# George Friedman



## Gasmonkey (30 Apr 2005)

Anyone here read any of his books? Ive read two of his books, 

The Future of War: Power, Technology and American World Dominance in the 21st Century
http://www.amazon.com/exec/obidos/tg/detail/-/0385512457/104-0564721-5083129?v=glance

America's Secret War: Inside the Hidden Worldwide Struggle Between America and Its Enemie
http://www.holtzbrinckpublishers.com/academic/book/BookDisplay.asp?BookKey=566248

Oh, and also, you might know him as the founder of Stratfor Intellegence http://www.stratfor.com/clients.php
The Future of War is especially interesting. Its just full of stuff you'd never think of, and it makes you pause read over a sentence and say "yeah, this guy is brilliant". The other thing i like about him is he is pretty much politically neutral, I cant stand writers that are totally one sided and ignore all logic. Also, I like the way he doesn;t have an agenda like everyone else. blah, enough, Anyone else read any of these?

oh,BTW, take a look at this link http://cms.psychologytoday.com/articles/pto-19971101-000024.html ,this is a small glimpse at George Friedman.


----------



## Rifleman62 (2 Feb 2009)

San Antonio Express News 1 Feb 09

The Next 100 Years: A Forecast for the 21st Century 
By George Friedman 

Doubleday, $25.95 (US)

Review by: Harry Thomas - Express-News Staff Writer

George Friedman, the head of Stratfor, a private-intelligence agency based in Austin, has made a very successful career as a prognosticator. After reviewing his first book, "America's Secret War," in 2004, I signed up for his weekly free e-mail alerts. I found them much more informative in their predictions than most of the columnists on the editorial pages and wire services.

Friedman has finally released his follow-up to that book, and it is even bolder in its fortunetelling. "The Next 100 Years: A Forecast for the 21st Century" indicates that despite its current fiscal and military crises, America is and will continue to be the strongest nation on the planet for the next 100 years.

Friedman draws on history and geopolitics, and all indicators point to continued U.S. domination — mainly because the American heartland is surrounded by two large oceans and its U.S. Navy has supreme control over the world's seas. The game will change to control of space later this century, but the United States will lead that as well, Friedman argues.

Conflict will continue, but not on the destructive scale seen in the two world wars or even the U.S.-Islamist war. According to Friedman, the United States doesn't really care if it decisively wins a war; its concern is making sure that a coalition of nations doesn't rise to challenge it. And the United States is very good at that.
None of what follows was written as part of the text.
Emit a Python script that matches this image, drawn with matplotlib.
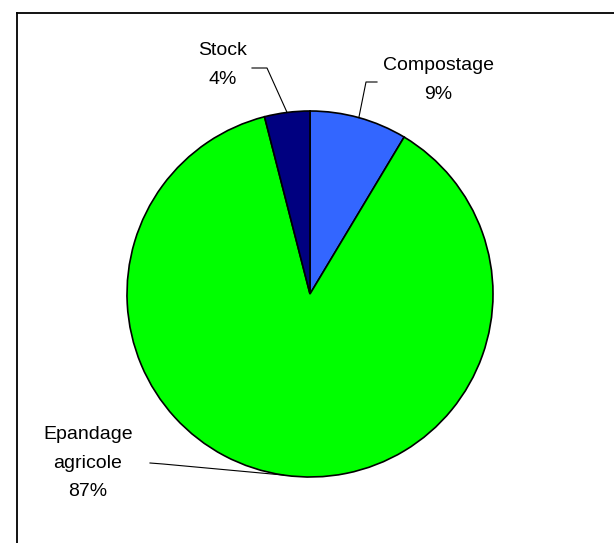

Friedman sees the U.S.-Islamist war as nearly over, not because Barack Obama is our new president, but because al-Qaida, which wants to create a new Islamic Caliphate, is nearly broken. A new cold war with Russia is on the way in the 2020s, but not on the scale of the previous one. 

In the '20s, says Friedman, China will fragment as the interior provinces get poorer and the coastal provinces get richer on world trade. The communist government will try to reinstate control, but the coastal areas will have allies in their global trading partners.

In the '30s, America will see a massive financial crisis exacerbated by the retirement of the baby boomers and a worldwide population shortage. Instead of restricting immigration, Friedman predicts that the United States will start paying people to immigrate to America. He argues that the United States will emerge financially stronger, as it always does after such crises.

The '40s will see the emergence of three new great powers: Japan, Turkey and Poland. Japan will attempt to take control of the Pacific; Turkey will be the strongest power in the Islamic countries; and Poland will scoop up the remnants of Eastern Europe after the collapse of the Russian Federation. American interests will be threatened by the resurgence of Japan and Turkey, leading to the next global war in the '50s.
However, says Friedman, the Third World War won't be fought as the first two were: It will begin with sneak attacks on American military space stations.

America will retaliate with hypersonic weapon strikes on Japanese and Turkish forces. After about two years of fighting, America and its ally Poland will emerge victorious. 

After the war, America will enter another major technological surge similar to that of the 1950s, seeking to prevent another war. The biggest benefit will be the creation of space-based energy-collection facilities. Advances in robotics and other technologies will also ensure U.S. dominance.

Friedman classifies the United States as an "immature" nation, akin to an adolescent with an identity crisis. He doesn't mean it as a disparagement; rather, the United States is only just past its 200th birthday, while European and Asian nations have histories dating back for centuries.

Without mentioning names, Friedman picks a few insights from science-fiction and other genres and plugs them into his prognostications. For example, his use of moon rocks as weapons is straight out of Robert A. Heinlein's "The Moon Is a Harsh Mistress." Same with the ideas for solar power from space, with subtle nods to Heinlein and Lee Correy.

Many government agencies and international businesses subscribe to Stratfor's services, mainly because Friedman is good at predicting. "100 Years" doesn't claim to be entirely accurate; Friedman notes that "the closer one gets to details, the more likely one is to be wrong." He doesn't address global warming in the book because he believes that the world's declining population and hunger for alternative energy will render it moot.

Friedman is not pretentious; he's just plugging his geopolitical knowledge into a crystal ball. But considering how right he's been over the years, he's worth listening to.


----------



## leroi (2 Feb 2009)

His books are on my list of "must-reads". 

I read his geopolitical global intelligence commentary in Stratfor and find it "spot on."

Agreed Gasmonkey: I like the fact that Friedman aims to provide pure, politically unbiased intelligence.


----------